Now my tests work as expected:

btullis@aqs1010:~$ curl http://datahubsearch.svc.eqiad.wmnet:9200/_cat/health
1646837793 14:56:33 datahub green 3 3 true 0 0 0 0 0 0 - 100.0%

I can put it into the monitoring_setup state next.

Change 769451 had a related patch set uploaded (by Btullis; author: Btullis):

[operations/puppet@production] Add monitoring for the datahubsearch LVS service

https://gerrit.wikimedia.org/r/769451

Change 769451 merged by Btullis:

[operations/puppet@production] Add monitoring for the datahubsearch LVS service

https://gerrit.wikimedia.org/r/769451

I have moved this to the monitoring_setup state, so the cluster will be monitored by Icinga, but it will not page. I think that this is the best state for it to be in during this phase of MVP development, but I will check whether it is OK to leave it like this for a while.

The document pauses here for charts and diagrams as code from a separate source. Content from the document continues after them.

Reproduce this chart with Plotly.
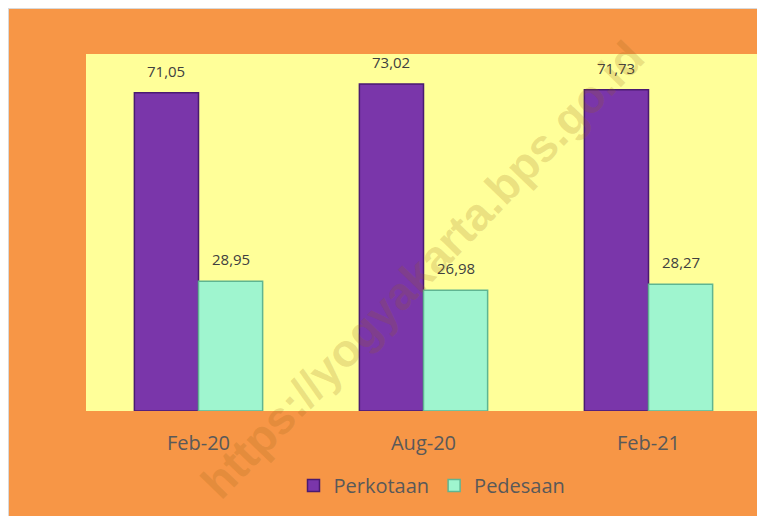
import plotly.graph_objects as go

categories = ["Feb-20", "Aug-20", "Feb-21"]
perkotaan = [71.05, 73.02, 71.73]
pedesaan = [28.95, 26.98, 28.27]
series_names = ["Perkotaan", "Pedesaan"]

def fmt(v):
    return f"{v:.2f}".replace(".", ",")

fig = go.Figure()
fig.add_trace(go.Bar(
    x=categories, y=perkotaan, name=series_names[0],
    marker=dict(color="#7A36AA", line=dict(color="#4A1A70", width=1.5)),
))
fig.add_trace(go.Bar(
    x=categories, y=pedesaan, name=series_names[1],
    marker=dict(color="#9FF5CF", line=dict(color="#5FB592", width=1.5)),
))

# page has an 8px body margin which provides the white border
W, H = 757, 508
ml, mr, mt, mb = 78, 4, 46, 105
pw, ph = W - ml - mr, H - mt - mb

def px_x(x):
    return (x - ml) / pw

def px_y(y):
    return 1 - (y - mt) / ph

shapes = [
    dict(type="rect", xref="paper", yref="paper", x0=px_x(-1), x1=px_x(W), y0=px_y(1), y1=px_y(-1),
         fillcolor="#D9D9D9", line_width=0, layer="below"),
    dict(type="rect", xref="paper", yref="paper", x0=px_x(-1), x1=px_x(1), y0=px_y(H), y1=px_y(-1),
         fillcolor="#D9D9D9", line_width=0, layer="below"),
]

label_font = dict(family="Open Sans, Calibri, sans-serif", size=15, color="#404040")
annotations = []
for c, v in zip(categories, perkotaan):
    annotations.append(dict(x=c, y=v, xref="x", yref="y", text=fmt(v), showarrow=False,
                            xshift=-33, yshift=22, font=label_font))
for c, v in zip(categories, pedesaan):
    annotations.append(dict(x=c, y=v, xref="x", yref="y", text=fmt(v), showarrow=False,
                            xshift=32, yshift=22, font=label_font))
annotations.append(dict(
    text="<b>https://yogyakarta.bps.go.id</b>", xref="paper", yref="paper",
    x=px_x(414), y=px_y(262), showarrow=False, textangle=-46,
    font=dict(family="Liberation Sans, Arial, sans-serif", size=46, color="rgba(150,100,20,0.2)"),
))

fig.update_layout(
    width=W, height=H,
    margin=dict(l=ml, r=mr, t=mt, b=mb),
    paper_bgcolor="#F79646",
    plot_bgcolor="#FFFF99",
    barmode="group",
    bargap=0.43,
    bargroupgap=0,
    showlegend=True,
    legend=dict(orientation="h", x=px_x(424), xanchor="center", y=px_y(458), yanchor="top",
                font=dict(family="Open Sans, Calibri, sans-serif", size=20, color="#595959"),
                bgcolor="rgba(0,0,0,0)", traceorder="normal", itemwidth=30,
                tracegroupgap=0),
    xaxis=dict(showgrid=False, showline=False, ticks="outside", ticklen=14, tickcolor="rgba(0,0,0,0)",
               zeroline=False,
               tickfont=dict(family="Open Sans, Calibri, sans-serif", size=20, color="#595959")),
    yaxis=dict(range=[0, 79.7], visible=False, showgrid=False, zeroline=False),
    shapes=shapes,
    annotations=annotations,
)

fig.write_html("out.html")
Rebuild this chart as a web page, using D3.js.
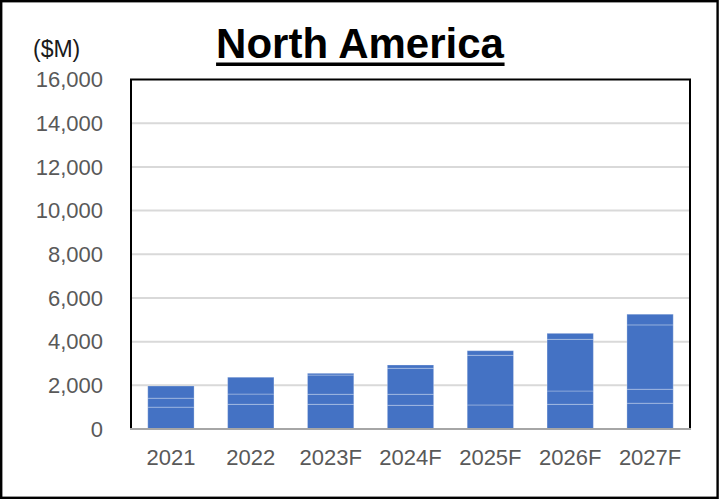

Change 770471 had a related patch set uploaded (by Btullis; author: Btullis):

[operations/puppet@production] Update the monitoring check for datahubsearch

https://gerrit.wikimedia.org/r/770471

Change 770471 merged by Btullis:

[operations/puppet@production] Update the monitoring check for datahubsearch

https://gerrit.wikimedia.org/r/770471

Change 770475 had a related patch set uploaded (by Btullis; author: Btullis):

[operations/puppet@production] Add single quotes around the regex to use

https://gerrit.wikimedia.org/r/770475

Change 770475 merged by Btullis:

[operations/puppet@production] Add single quotes around the regex to use

https://gerrit.wikimedia.org/r/770475

The monitoring check in Icinga for this service is now fixed.